The low fees paid to care providers by overstretched local authorities are impacting on care staff and are forcing them to hand back contracts, a new report has found.
Published by health care think tank The King’s Fund and the University of York, the study revealed that providers handed back home care contracts in more than one in three local authority areas last year.
It also discovered that some of the largest providers have withdrawn from the publicly funded home care market altogether.
The findings are published as one major home care provider, Allied Healthcare, is sold and transfers many of its contracts to other providers.
Entitled Home care in England: views from commissioners and providers, the report found that staff shortages are a ‘relentless challenge’ for home care providers in many places.
The fees paid by councils are too low to maintain quality services, it warned.
Four in 10 home care workers leave their role every year and more than half are on zero hours contracts.
In 2016/17 around 500 new home care agencies registered each quarter and 400 left the market.
In a 2017 survey, many council directors of adult social services had experienced home care providers ceasing to trade in the previous six months (39%) or having contracts handed back (37%).
'Squeezed funding and a shortage of workers have left the home care sector in a fragile state,’ said Simon Bottery, senior fellow, social care, at The King’s Fund.
‘Home care providers are competing for staff with other sectors paying higher wages, offering more stable employment and better working conditions.
'The 249 million hours of home care delivered each year, much of it publicly-funded, has huge potential to improve people’s health and promote their independence.
‘The system needs a fundamental overhaul, beginning with the upcoming Green Paper, but the prize of a better, more effective home care service is worth having.’

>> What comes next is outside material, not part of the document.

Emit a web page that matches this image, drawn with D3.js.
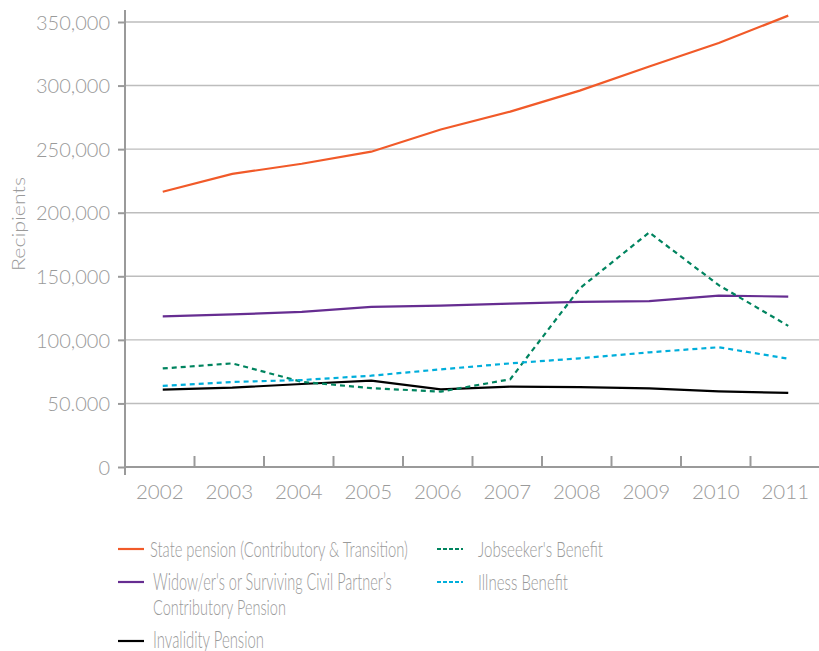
<!DOCTYPE html>
<html><head><meta charset="utf-8">
<script src="https://cdn.jsdelivr.net/npm/d3@7/dist/d3.min.js"></script>
<style>
body{margin:0;background:#fff;}
svg{display:block;font-family:Lato,"Open Sans",sans-serif;font-weight:300;}
</style></head>
<body><svg id="c" width="819" height="651"></svg>
<script>
const years = ["2002","2003","2004","2005","2006","2007","2008","2009","2010","2011"];
const statePension = [216500,230500,238500,248000,265500,279500,296000,315000,333500,355000];
const widowPension = [118500,120000,122000,126000,127000,128500,129800,130500,134800,134000];
const invalidityPension = [60800,62400,65300,68000,61000,63200,62900,61900,59500,58300];
const jobseekers = [77500,81500,67000,62000,59300,69000,140500,184500,143000,111000];
const illness = [63800,66900,68400,71800,76800,81500,85500,90200,94200,85200];
const yTicks = [0,50000,100000,150000,200000,250000,300000,350000];
const yTickLabels = ["0","50.000","100,000","150,000","200,000","250,000","300,000","350,000"];

const series = [
  {name:"State pension (Contributory & Transition)", values:statePension, color:"#F15A29", dash:null},
  {name:"Widow/er's or Surviving Civil Partner's Contributory Pension", values:widowPension, color:"#662D91", dash:null},
  {name:"Invalidity Pension", values:invalidityPension, color:"#000000", dash:null},
  {name:"Jobseeker's Benefit", values:jobseekers, color:"#00845F", dash:"5,4"},
  {name:"Illness Benefit", values:illness, color:"#00AEDB", dash:"5,4"}
];

const svg = d3.select("#c");
const gray = "#9a9a9a";
const x = d3.scaleBand().domain(years).range([125,820]).padding(0);
const y = d3.scaleLinear().domain([0,350000]).range([467,22]);
const px = d => x(d) + x.bandwidth()/2 + 3;

// gridlines
svg.append("g").selectAll("line").data(yTicks.slice(1)).join("line")
  .attr("x1",125).attr("x2",819).attr("y1",d=>y(d)).attr("y2",d=>y(d))
  .attr("stroke","#bdbdbd").attr("stroke-width",1.4);

// y axis
const yAxis = d3.axisLeft(y).tickValues(yTicks).tickSize(7).tickPadding(8)
  .tickFormat((d,i)=>yTickLabels[i]);
const gy = svg.append("g").attr("transform","translate(125,0)").call(yAxis);
gy.select(".domain").remove();
gy.selectAll(".tick line").attr("stroke",gray).attr("stroke-width",2);
gy.selectAll(".tick text").attr("fill",gray).attr("font-size",20)
  .attr("font-family","Lato,sans-serif").attr("font-weight",300).attr("dy","0.36em");
svg.append("line").attr("x1",125).attr("x2",125).attr("y1",10).attr("y2",475)
  .attr("stroke",gray).attr("stroke-width",2);

// x axis
const xAxis = d3.axisBottom(x).tickSize(0).tickPadding(0);
const gx = svg.append("g").attr("transform","translate(0,467)").call(xAxis);
gx.select(".domain").remove();
gx.selectAll(".tick text").attr("fill",gray).attr("font-size",20.5)
  .attr("font-family","Lato,sans-serif").attr("font-weight",300)
  .attr("dy",null).attr("y",32);
svg.append("line").attr("x1",124).attr("x2",819).attr("y1",467).attr("y2",467)
  .attr("stroke",gray).attr("stroke-width",2);
svg.append("g").selectAll("line").data(years).join("line")
  .attr("x1",d=>x(d)+x.bandwidth()).attr("x2",d=>x(d)+x.bandwidth())
  .attr("y1",467).attr("y2",456).attr("stroke",gray).attr("stroke-width",2);

// fit a text horizontally to a target width using a scale transform
function fitText(sel, tx, ty, w, rot) {
  const nat = sel.node().getComputedTextLength();
  const k = w / nat;
  sel.attr("transform", `translate(${tx},${ty})` + (rot ? ` rotate(${rot})` : "") + ` scale(${k},1)`);
}

// y title
const yt = svg.append("text").attr("text-anchor","middle").attr("fill",gray)
  .attr("font-size",18.5).text("Recipients");
fitText(yt, 25, 224, 94, -90);

// lines
const line = d3.line().x((d,i)=>px(years[i])).y(d=>y(d));
svg.append("g").selectAll("path").data(series).join("path")
  .attr("d",d=>line(d.values)).attr("fill","none")
  .attr("stroke",d=>d.color).attr("stroke-width",2.2)
  .attr("stroke-dasharray",d=>d.dash);

// legend
const legend = [
  {s:0, lx:118, ly:549, tx:150, lines:[{t:"State pension (Contributory & Transition)",b:556.5,w:258}]},
  {s:1, lx:118, ly:582, tx:153, lines:[{t:"Widow/er's or Surviving Civil Partner’s",b:589.5,w:239}]},
  {s:1, lx:null, ly:null, tx:153, lines:[{t:"Contributory Pension",b:614.5,w:133}]},
  {s:2, lx:118, ly:641, tx:153, lines:[{t:"Invalidity Pension",b:647.5,w:111}]},
  {s:3, lx:437, ly:549, tx:478, lines:[{t:"Jobseeker's Benefit",b:556.5,w:125}]},
  {s:4, lx:437, ly:582, tx:478, lines:[{t:"Illness Benefit",b:589.5,w:90}]}
];
const lg = svg.append("g");
legend.forEach(L=>{
  const s = series[L.s];
  if (L.lx !== null) {
    lg.append("line").attr("x1",L.lx).attr("x2",L.lx+26).attr("y1",L.ly).attr("y2",L.ly)
      .attr("stroke",s.color).attr("stroke-width",2.2)
      .attr("stroke-dasharray",s.dash?"4,2":null);
  }
  L.lines.forEach(t=>{
    const el = lg.append("text").attr("fill",gray).attr("font-size",22.5).text(t.t);
    fitText(el, L.tx, t.b, t.w);
  });
});
</script></body></html>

Commenting on the report, Cllr Ian Hudspeth, chairman of the Local Government Association’s (LGA) Community Wellbeing Board, said: ‘The squeeze on local government funding overall, coupled with rising demand and increasing cost pressures in adult social care, mean many councils are having to make significant savings and reductions within adult social care, which is impacting on an ever more fragile provider market.’
He called on the Government to plug the £3.5bn funding gap facing adult social care by 2025 ‘to ensure that quality home care provision is available.’